Write out the entire listing below exactly as it appears, minus any pictures.

▶ Dataset records
***

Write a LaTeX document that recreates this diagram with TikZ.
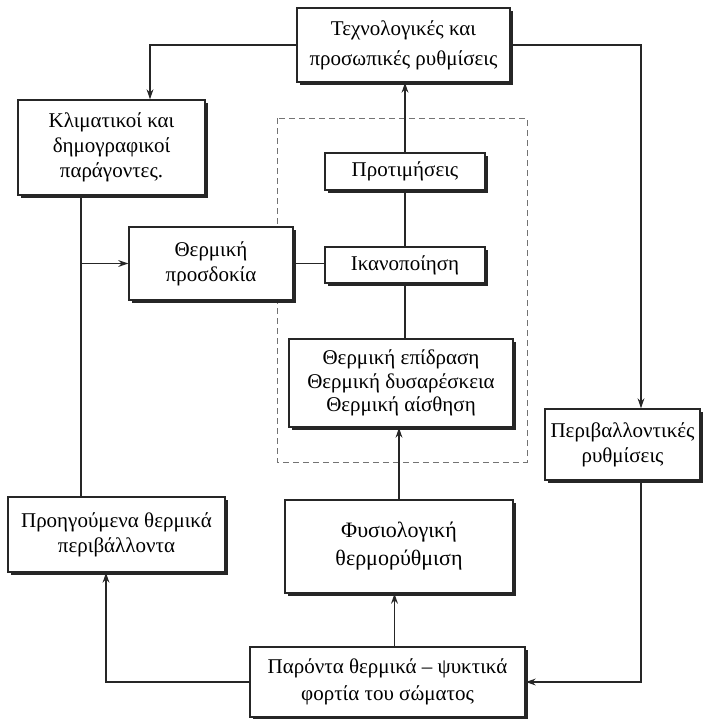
\documentclass[tikz,border=0pt]{standalone}
\usepackage{fontspec}
\setmainfont{Liberation Serif}
\usetikzlibrary{arrows.meta,shadows,calc}
\begin{document}
\begin{tikzpicture}[x=0.5pt,y=-0.5pt,
  box/.style={draw=black!85, line width=0.7pt, fill=white, inner sep=1pt, align=center,
    font=\fontsize{10.5}{12.5}\selectfont,
    drop shadow={shadow xshift=1.3pt, shadow yshift=-1.3pt, fill=black!85, opacity=1}},
  conn/.style={draw=black!85, line width=0.6pt},
  arr/.style={conn, -{Stealth[length=5pt,width=3.4pt]}},
  frameline/.style={draw=black!55, line width=0.5pt, densely dashed}]
\useasboundingbox (0,0) rectangle (717,719);
\fill[white] (0,0) rectangle (717,719);
% dashed frame
\draw[frameline] (277,118) rectangle (527,462);
% boxes
\node[box, minimum width=106.5pt, minimum height=37pt, font=\fontsize{10.5}{15}\selectfont] (T) at (403.5,45) {Τεχνολογικές και\\προσωπικές ρυθμίσεις};
\node[box, minimum width=93.5pt, minimum height=47.5pt] (K) at (111.5,147.5) {Κλιματικοί και\\δημογραφικοί\\παράγοντες.};
\node[box, minimum width=82pt, minimum height=36.5pt] (P) at (211,263.5) {Θερμική\\προσδοκία};
\node[box, minimum width=80pt, minimum height=18.5pt] (Pr) at (405,171.5) {Προτιμήσεις};
\node[box, minimum width=80pt, minimum height=18pt] (I) at (405,265) {Ικανοποίηση};
\node[box, minimum width=112pt, minimum height=44pt, font=\fontsize{10.5}{11.8}\selectfont] (E) at (401,383) {Θερμική επίδραση\\Θερμική δυσαρέσκεια\\Θερμική αίσθηση};
\node[box, minimum width=77.5pt, minimum height=35.5pt] (R) at (622.5,444.5) {Περιβαλλοντικές\\ρυθμίσεις};
\node[box, minimum width=108.5pt, minimum height=37.5pt] (H) at (116.5,534.5) {Προηγούμενα θερμικά\\περιβάλλοντα};
\node[box, minimum width=114pt, minimum height=46.5pt, font=\fontsize{11}{14}\selectfont] (F) at (399,546.5) {Φυσιολογική\\θερμορύθμιση};
\node[box, minimum width=137.5pt, minimum height=35pt, font=\fontsize{10.5}{13.5}\selectfont] (B) at (387.5,682) {Παρόντα θερμικά – ψυκτικά\\φορτία του σώματος};
% connectors
\coordinate (j) at (81,263.5);
\draw[arr] (T.west) -| ([xshift=19.25pt]K.north);
\draw[conn] ([xshift=-15.25pt]K.south) -- ([xshift=-17.75pt]H.north);
\draw[arr] (j) -- (j -| P.west);
\draw[conn] (P.east) -- (P.east -| I.west);
\draw[conn] (I.north) -- (I.north |- Pr.south);
\draw[arr] (Pr.north) -- (Pr.north |- T.south);
\draw[conn] (I.south) -- (I.south |- E.north);
\draw[arr] (F.north) -- (F.north |- E.south);
\draw[arr] ([xshift=3.5pt]B.north) -- ([xshift=3.5pt]B.north |- F.south);
\draw[arr] (B.west) -| ([xshift=-5.25pt]H.south);
\draw[arr] (T.east) -| ([xshift=9.25pt]R.north);
\draw[arr] ([xshift=9.25pt]R.south) |- (B.east);
\end{tikzpicture}
\end{document}
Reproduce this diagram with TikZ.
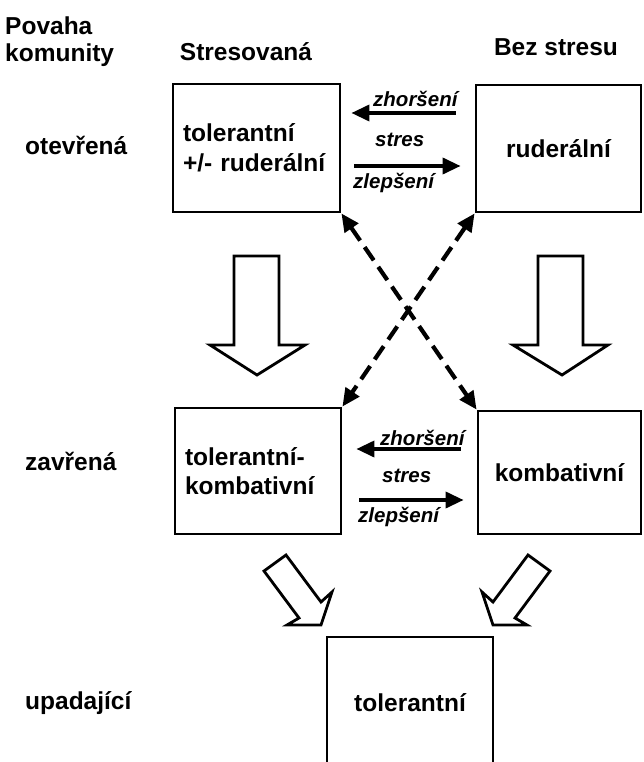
\documentclass[tikz,border=0pt]{standalone}
\usepackage{fontspec}
\setmainfont{Liberation Sans}
\usetikzlibrary{arrows.meta,calc}
\begin{document}
\begin{tikzpicture}[x=1pt,y=-1pt,
  box/.style={draw,line width=2.8pt,inner xsep=10pt,inner ysep=0pt,font=\fontsize{24.5}{29.5}\selectfont\bfseries},
  lbl/.style={anchor=base west,inner sep=0pt,font=\fontsize{24.5}{29}\selectfont\bfseries},
  hdr/.style={anchor=base,inner sep=0pt,font=\fontsize{24.5}{29}\selectfont\bfseries},
  itl/.style={anchor=base west,inner sep=0pt,font=\fontsize{20.5}{24}\selectfont\bfseries\itshape},
  thin/.style={line width=3.6pt,-{Triangle[length=18pt,width=16pt]}},
  dsh/.style={line width=4.2pt,dash pattern=on 16pt off 8pt,{Triangle[length=18pt,width=16pt]}-{Triangle[length=18pt,width=16pt]}},
  hollow/.style={draw,line width=2.8pt,fill=white,line join=miter}
]
\useasboundingbox (0,0) rectangle (643,762);
\fill[white] (0,0) rectangle (643,762);

% headers
\node[lbl] (povaha) at (5,35) {Povaha};
\node[lbl] (komunity) at (5,62) {komunity};
\node[hdr] (stres) at (246,61) {Stresovaná};
\node[hdr] (bez) at (556,56) {Bez stresu};

% row labels
\node[lbl] (otev) at (25,155) {otevřená};
\node[lbl] (zavr) at (25,470) {zavřená};
\node[lbl] (upad) at (25,709) {upadající};

% boxes
\node[box,text width=147pt,align=left,minimum height=128pt] (tl) at (256.5,148) {tolerantní\\+/- ruderální};
\node[box,minimum width=165pt,minimum height=127pt,inner xsep=0pt] (tr) at (558.5,148.5) {ruderální};
\node[box,text width=146pt,align=left,minimum height=126pt] (ml) at (258,471) {tolerantní-\\kombativní};
\node[box,minimum width=163pt,minimum height=123pt,inner xsep=0pt] (mr) at (559.5,472.5) {kombativní};
\node[hdr] (btxt) at (410,711) {tolerantní};
\coordinate (bl) at (327,637);
\coordinate (br) at (493,637);
\draw[line width=2.8pt] (327,775) -- (bl) -- (br) -- (493,775);

% thin arrows top
\draw[thin] ($(tr.west)+(-19,-35.5)$) -- ($(tl.east)+(10,-35)$);
\draw[thin] ($(tl.east)+(13,18)$) -- ($(tr.west)+(-14,17.5)$);
\node[itl] (zh1) at (373,107) {zhoršení};
\node[itl] (st1) at (375,147) {stres};
\node[itl] (zl1) at (353,189) {zlepšení};

% thin arrows middle
\draw[thin] ($(mr.west)+(-16,-23.5)$) -- ($(ml.east)+(14,-22)$);
\draw[thin] ($(ml.east)+(17,29)$) -- ($(mr.west)+(-13,27.5)$);
\node[itl] (zh2) at (380,445) {zhoršení};
\node[itl] (st2) at (382,482) {stres};
\node[itl] (zl2) at (358,522) {zlepšení};

% dashed crossing arrows
\draw[dsh] (tl.south east) -- (mr.north west);
\draw[dsh] (tr.south west) -- (ml.north east);

% hollow vertical arrows
\draw[hollow] (234,256) -- (279,256) -- (279,345) -- (305,345) -- (257,375) -- (210,345) -- (234,345) -- cycle;
\draw[hollow] (538,256) -- (583,256) -- (583,345) -- (608,345) -- (562,375) -- (513,345) -- (538,345) -- cycle;

% hollow diagonal arrows
\draw[hollow] (286,555) -- (321,602) -- (332,592) -- (321,625) -- (287,625) -- (299,618) -- (264,571) -- cycle;
\draw[hollow] (528,555) -- (493,602) -- (482,592) -- (493,625) -- (527,625) -- (515,618) -- (550,571) -- cycle;
\end{tikzpicture}
\end{document}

***

▶ WRITTEN RESPONSE
Write a LaTeX document that recreates this diagram with TikZ.
\documentclass[tikz,border=0pt]{standalone}
\usepackage{fontspec}
\setmainfont{Liberation Serif}
\usetikzlibrary{arrows.meta,shadows,calc}
\begin{document}
\begin{tikzpicture}[x=0.5pt,y=-0.5pt,
  box/.style={draw=black!85, line width=0.7pt, fill=white, inner sep=1pt, align=center,
    font=\fontsize{10.5}{12.5}\selectfont,
    drop shadow={shadow xshift=1.3pt, shadow yshift=-1.3pt, fill=black!85, opacity=1}},
  conn/.style={draw=black!85, line width=0.6pt},
  arr/.style={conn, -{Stealth[length=5pt,width=3.4pt]}},
  frameline/.style={draw=black!55, line width=0.5pt, densely dashed}]
\useasboundingbox (0,0) rectangle (717,719);
\fill[white] (0,0) rectangle (717,719);
% dashed frame
\draw[frameline] (277,118) rectangle (527,462);
% boxes
\node[box, minimum width=106.5pt, minimum height=37pt, font=\fontsize{10.5}{15}\selectfont] (T) at (403.5,45) {Τεχνολογικές και\\προσωπικές ρυθμίσεις};
\node[box, minimum width=93.5pt, minimum height=47.5pt] (K) at (111.5,147.5) {Κλιματικοί και\\δημογραφικοί\\παράγοντες.};
\node[box, minimum width=82pt, minimum height=36.5pt] (P) at (211,263.5) {Θερμική\\προσδοκία};
\node[box, minimum width=80pt, minimum height=18.5pt] (Pr) at (405,171.5) {Προτιμήσεις};
\node[box, minimum width=80pt, minimum height=18pt] (I) at (405,265) {Ικανοποίηση};
\node[box, minimum width=112pt, minimum height=44pt, font=\fontsize{10.5}{11.8}\selectfont] (E) at (401,383) {Θερμική επίδραση\\Θερμική δυσαρέσκεια\\Θερμική αίσθηση};
\node[box, minimum width=77.5pt, minimum height=35.5pt] (R) at (622.5,444.5) {Περιβαλλοντικές\\ρυθμίσεις};
\node[box, minimum width=108.5pt, minimum height=37.5pt] (H) at (116.5,534.5) {Προηγούμενα θερμικά\\περιβάλλοντα};
\node[box, minimum width=114pt, minimum height=46.5pt, font=\fontsize{11}{14}\selectfont] (F) at (399,546.5) {Φυσιολογική\\θερμορύθμιση};
\node[box, minimum width=137.5pt, minimum height=35pt, font=\fontsize{10.5}{13.5}\selectfont] (B) at (387.5,682) {Παρόντα θερμικά – ψυκτικά\\φορτία του σώματος};
% connectors
\coordinate (j) at (81,263.5);
\draw[arr] (T.west) -| ([xshift=19.25pt]K.north);
\draw[conn] ([xshift=-15.25pt]K.south) -- ([xshift=-17.75pt]H.north);
\draw[arr] (j) -- (j -| P.west);
\draw[conn] (P.east) -- (P.east -| I.west);
\draw[conn] (I.north) -- (I.north |- Pr.south);
\draw[arr] (Pr.north) -- (Pr.north |- T.south);
\draw[conn] (I.south) -- (I.south |- E.north);
\draw[arr] (F.north) -- (F.north |- E.south);
\draw[arr] ([xshift=3.5pt]B.north) -- ([xshift=3.5pt]B.north |- F.south);
\draw[arr] (B.west) -| ([xshift=-5.25pt]H.south);
\draw[arr] (T.east) -| ([xshift=9.25pt]R.north);
\draw[arr] ([xshift=9.25pt]R.south) |- (B.east);
\end{tikzpicture}
\end{document}
Reproduce this diagram with TikZ.
\documentclass[tikz,border=0pt]{standalone}
\usepackage{fontspec}
\setmainfont{Liberation Sans}
\usetikzlibrary{arrows.meta,calc}
\begin{document}
\begin{tikzpicture}[x=1pt,y=-1pt,
  box/.style={draw,line width=2.8pt,inner xsep=10pt,inner ysep=0pt,font=\fontsize{24.5}{29.5}\selectfont\bfseries},
  lbl/.style={anchor=base west,inner sep=0pt,font=\fontsize{24.5}{29}\selectfont\bfseries},
  hdr/.style={anchor=base,inner sep=0pt,font=\fontsize{24.5}{29}\selectfont\bfseries},
  itl/.style={anchor=base west,inner sep=0pt,font=\fontsize{20.5}{24}\selectfont\bfseries\itshape},
  thin/.style={line width=3.6pt,-{Triangle[length=18pt,width=16pt]}},
  dsh/.style={line width=4.2pt,dash pattern=on 16pt off 8pt,{Triangle[length=18pt,width=16pt]}-{Triangle[length=18pt,width=16pt]}},
  hollow/.style={draw,line width=2.8pt,fill=white,line join=miter}
]
\useasboundingbox (0,0) rectangle (643,762);
\fill[white] (0,0) rectangle (643,762);

% headers
\node[lbl] (povaha) at (5,35) {Povaha};
\node[lbl] (komunity) at (5,62) {komunity};
\node[hdr] (stres) at (246,61) {Stresovaná};
\node[hdr] (bez) at (556,56) {Bez stresu};

% row labels
\node[lbl] (otev) at (25,155) {otevřená};
\node[lbl] (zavr) at (25,470) {zavřená};
\node[lbl] (upad) at (25,709) {upadající};

% boxes
\node[box,text width=147pt,align=left,minimum height=128pt] (tl) at (256.5,148) {tolerantní\\+/- ruderální};
\node[box,minimum width=165pt,minimum height=127pt,inner xsep=0pt] (tr) at (558.5,148.5) {ruderální};
\node[box,text width=146pt,align=left,minimum height=126pt] (ml) at (258,471) {tolerantní-\\kombativní};
\node[box,minimum width=163pt,minimum height=123pt,inner xsep=0pt] (mr) at (559.5,472.5) {kombativní};
\node[hdr] (btxt) at (410,711) {tolerantní};
\coordinate (bl) at (327,637);
\coordinate (br) at (493,637);
\draw[line width=2.8pt] (327,775) -- (bl) -- (br) -- (493,775);

% thin arrows top
\draw[thin] ($(tr.west)+(-19,-35.5)$) -- ($(tl.east)+(10,-35)$);
\draw[thin] ($(tl.east)+(13,18)$) -- ($(tr.west)+(-14,17.5)$);
\node[itl] (zh1) at (373,107) {zhoršení};
\node[itl] (st1) at (375,147) {stres};
\node[itl] (zl1) at (353,189) {zlepšení};

% thin arrows middle
\draw[thin] ($(mr.west)+(-16,-23.5)$) -- ($(ml.east)+(14,-22)$);
\draw[thin] ($(ml.east)+(17,29)$) -- ($(mr.west)+(-13,27.5)$);
\node[itl] (zh2) at (380,445) {zhoršení};
\node[itl] (st2) at (382,482) {stres};
\node[itl] (zl2) at (358,522) {zlepšení};

% dashed crossing arrows
\draw[dsh] (tl.south east) -- (mr.north west);
\draw[dsh] (tr.south west) -- (ml.north east);

% hollow vertical arrows
\draw[hollow] (234,256) -- (279,256) -- (279,345) -- (305,345) -- (257,375) -- (210,345) -- (234,345) -- cycle;
\draw[hollow] (538,256) -- (583,256) -- (583,345) -- (608,345) -- (562,375) -- (513,345) -- (538,345) -- cycle;

% hollow diagonal arrows
\draw[hollow] (286,555) -- (321,602) -- (332,592) -- (321,625) -- (287,625) -- (299,618) -- (264,571) -- cycle;
\draw[hollow] (528,555) -- (493,602) -- (482,592) -- (493,625) -- (527,625) -- (515,618) -- (550,571) -- cycle;
\end{tikzpicture}
\end{document}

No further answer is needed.